Sunday 10 August 2014

A display of wilful ignorance


"When President Obama announced US airstrikes in Iraq, most observers understood that the US would be bombing members of ISIS. What many did not know was that, in a twist of such bitterly symbolic irony that it could only occur in the Middle East, the US would also be bombing hundreds of millions of dollars worth of American military equipment." says Max Fisher.

This is a rag bag of the usual lazy assumptions made by Western hacks whose ignorance of military equipment is profound. Firstly, neither Fisher nor I know exactly what the US will target. The nature of "show of force" flights means that very little needs to be targeted to create a deterrent.

Fisher then asserts that "When ISIS invaded northern Iraq from Syria in June, the Iraqi forces deserted or retreated en masse. Many of them abandoned their American equipment. ISIS scooped it up themselves and are now using it to rampage across Iraq, seizing whole cities, terrorizing minorities, and finally pushing into even once-secure Kurdish territory. All with shiny American military equipment."

The problem here is that the "shiny American military equipment" is actually severely restricted or downgraded and thus inferior. The tanks we handed over were reconditioned M1 Abrams which were stripped of their armour - and that's why the Iraqi army has lost many of them in combat, whereas a current US version would not have the same vulnerabilities. Further to this, there is a lack of maintenance and engineering expertise to keep all this stuff running so much of it is useless.
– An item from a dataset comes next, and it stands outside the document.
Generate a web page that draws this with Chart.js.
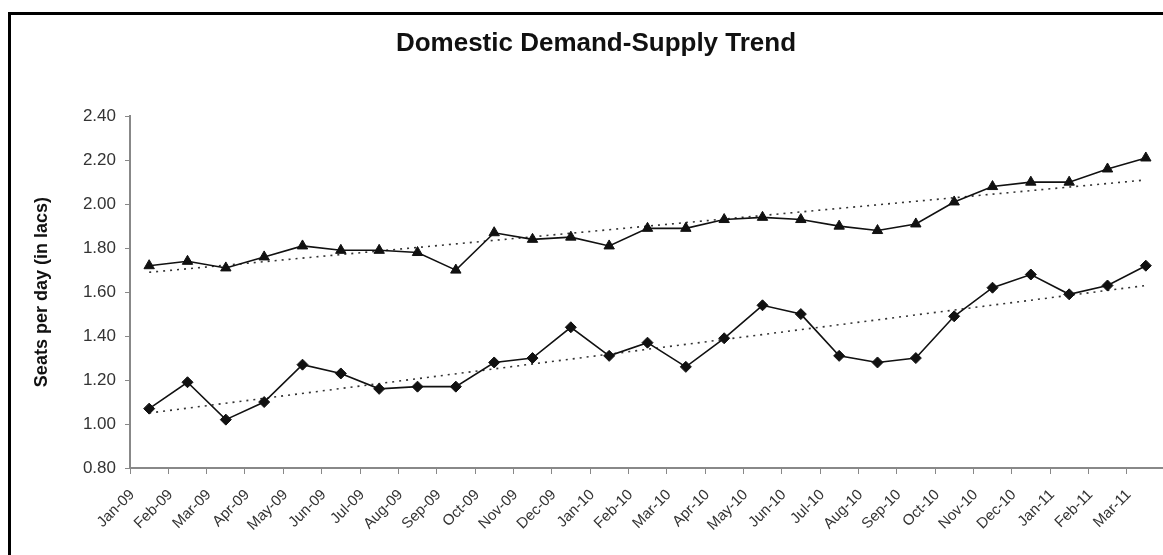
<!DOCTYPE html>
<html>
<head>
<meta charset="utf-8">
<title>Domestic Demand-Supply Trend</title>
<script src="https://cdn.jsdelivr.net/npm/chart.js@4/dist/chart.umd.min.js"></script>
<style>
  html, body { margin: 0; padding: 0; background: #fff; overflow: hidden; }
  #wrap { position: relative; width: 1163px; height: 555px; overflow: hidden; }
  #frame {
    position: absolute; left: 8px; top: 12px; width: 1200px; height: 600px;
    border: 3px solid #000; pointer-events: none; box-sizing: border-box;
  }
</style>
</head>
<body>
<div id="wrap">
  <!-- canvas is a bit wider than the page, the right edge of the plot runs off it -->
  <canvas id="trendChart" width="1172" height="555"></canvas>
  <div id="frame"></div>
</div>
<script>
// Months on the x axis
const months = ['Jan-09', 'Feb-09', 'Mar-09', 'Apr-09', 'May-09', 'Jun-09', 'Jul-09', 'Aug-09', 'Sep-09',
  'Oct-09', 'Nov-09', 'Dec-09', 'Jan-10', 'Feb-10', 'Mar-10', 'Apr-10', 'May-10', 'Jun-10', 'Jul-10',
  'Aug-10', 'Sep-10', 'Oct-10', 'Nov-10', 'Dec-10', 'Jan-11', 'Feb-11', 'Mar-11'];

// Seats per day (in lacs)
const supply = [1.72, 1.74, 1.71, 1.76, 1.81, 1.79, 1.79, 1.78, 1.70, 1.87, 1.84, 1.85, 1.81, 1.89,
  1.89, 1.93, 1.94, 1.93, 1.90, 1.88, 1.91, 2.01, 2.08, 2.10, 2.10, 2.16, 2.21];
const demand = [1.07, 1.19, 1.02, 1.10, 1.27, 1.23, 1.16, 1.17, 1.17, 1.28, 1.30, 1.44, 1.31, 1.37,
  1.26, 1.39, 1.54, 1.50, 1.31, 1.28, 1.30, 1.49, 1.62, 1.68, 1.59, 1.63, 1.72];

// Linear trend lines, start and end values
const supplyTrend = [1.69, 2.11];
const demandTrend = [1.05, 1.63];

// y axis range
const yMin = 0.8;
const yMax = 2.4;
const yStep = 0.2;

// trend only has first and last point, the line spans the gap between them
function trendData(ends) {
  const arr = months.map(() => null);
  arr[0] = ends[0];
  arr[arr.length - 1] = ends[1];
  return arr;
}

const ctx = document.getElementById('trendChart');

const chart = new Chart(ctx, {
  type: 'line',
  data: {
    labels: months,
    datasets: [
      {
        label: 'Supply',
        data: supply,
        borderColor: '#111',
        backgroundColor: '#111',
        borderWidth: 1.6,
        pointStyle: 'triangle',
        pointRadius: 6,
        pointBorderWidth: 1,
        tension: 0
      },
      {
        label: 'Demand',
        data: demand,
        borderColor: '#111',
        backgroundColor: '#111',
        borderWidth: 1.6,
        pointStyle: 'rectRot',
        pointRadius: 5.5,
        pointBorderWidth: 1,
        tension: 0
      },
      {
        label: 'Supply trend',
        data: trendData(supplyTrend),
        borderColor: '#333',
        borderWidth: 1.6,
        borderDash: [2, 5],
        pointRadius: 0,
        spanGaps: true
      },
      {
        label: 'Demand trend',
        data: trendData(demandTrend),
        borderColor: '#333',
        borderWidth: 1.6,
        borderDash: [2, 5],
        pointRadius: 0,
        spanGaps: true
      }
    ]
  },
  options: {
    responsive: false,
    animation: false,
    layout: { padding: { left: 20, right: 0, top: 0, bottom: 0 } },
    plugins: {
      legend: { display: false },
      tooltip: { enabled: false },
      title: {
        display: true,
        text: 'Domestic Demand-Supply Trend',
        color: '#111',
        font: { family: 'Liberation Sans, Arial', size: 26, weight: 'bold' },
        padding: { top: 28, bottom: 57 }
      }
    },
    scales: {
      x: {
        offset: true,
        grid: {
          offset: true,
          drawOnChartArea: false,
          drawTicks: true,
          tickLength: 6,
          color: '#888'
        },
        border: { display: true, color: '#888', width: 2 },
        ticks: {
          autoSkip: false,
          maxRotation: 45,
          minRotation: 45,
          padding: 12,
          labelOffset: -17,
          color: '#333',
          font: { family: 'Liberation Sans, Arial', size: 15 }
        },
        afterFit: function(scale) { scale.height = 87; }
      },
      y: {
        min: yMin,
        max: yMax,
        grid: {
          drawOnChartArea: false,
          drawTicks: true,
          tickLength: 5,
          color: '#888'
        },
        border: { display: true, color: '#888', width: 2 },
        ticks: {
          stepSize: yStep,
          padding: 9,
          color: '#333',
          font: { family: 'Liberation Sans, Arial', size: 17 },
          callback: function(value) { return value.toFixed(2); }
        },
        title: {
          display: true,
          text: 'Seats per day (in lacs)',
          color: '#111',
          font: { family: 'Liberation Sans, Arial', size: 18, weight: 'bold' },
          padding: { top: 11, bottom: 0 }
        },
        afterFit: function(scale) { scale.width = 110; }
      }
    }
  }
});
</script>
</body>
</html>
Iraq has been given AT6 aircraft which are perfect for swatting ISIS, but they have no rocket or gun pods. We have been very careful to construct a paper tiger, but nothing that would pose any great threat to us if we had to go back in. What we did was make Iraq a client state, forcing them to buy Western military equipment, but nothing that sophisticated. The bulk of the Iraqi army is still made up of Russian Soviet era vehicles.  


The hyperbole doesn't come over too well either. "Millions of dollars" worth of American weapons sounds like a big deal, but in reality, millions of dollars doesn't really buy you all that much.

Fisher also seeks to blame the US for not supporting the lesser funded rebels in Syria fearing weapons would fall into the hands of ISIS. This assumes Syria has been unfolding in a political vacuum. It has not. Russia has its own agenda there too and we could not afford to make it a proxy war, because we did that in Lebanon and ended up arming jihadists with Stinger anti-aircraft missiles and flooding the international black market with brand new M16s, further financing jihadists.

If the US made the call that the weaker rebels would have been defeated by ISIS then that was probably the first smart move the US has made in a long time. But it doesn't look that way.

This is one of those glib narrative articles I do so detest because while it sounds superficially plausible it is not evidenced by anything concrete. Again, it stems from a willful refusal by these amateurish hacks to understand military equipment. If Fisher is right, then it is more through luck than by judgement. But he will never know because he won't bother to find out.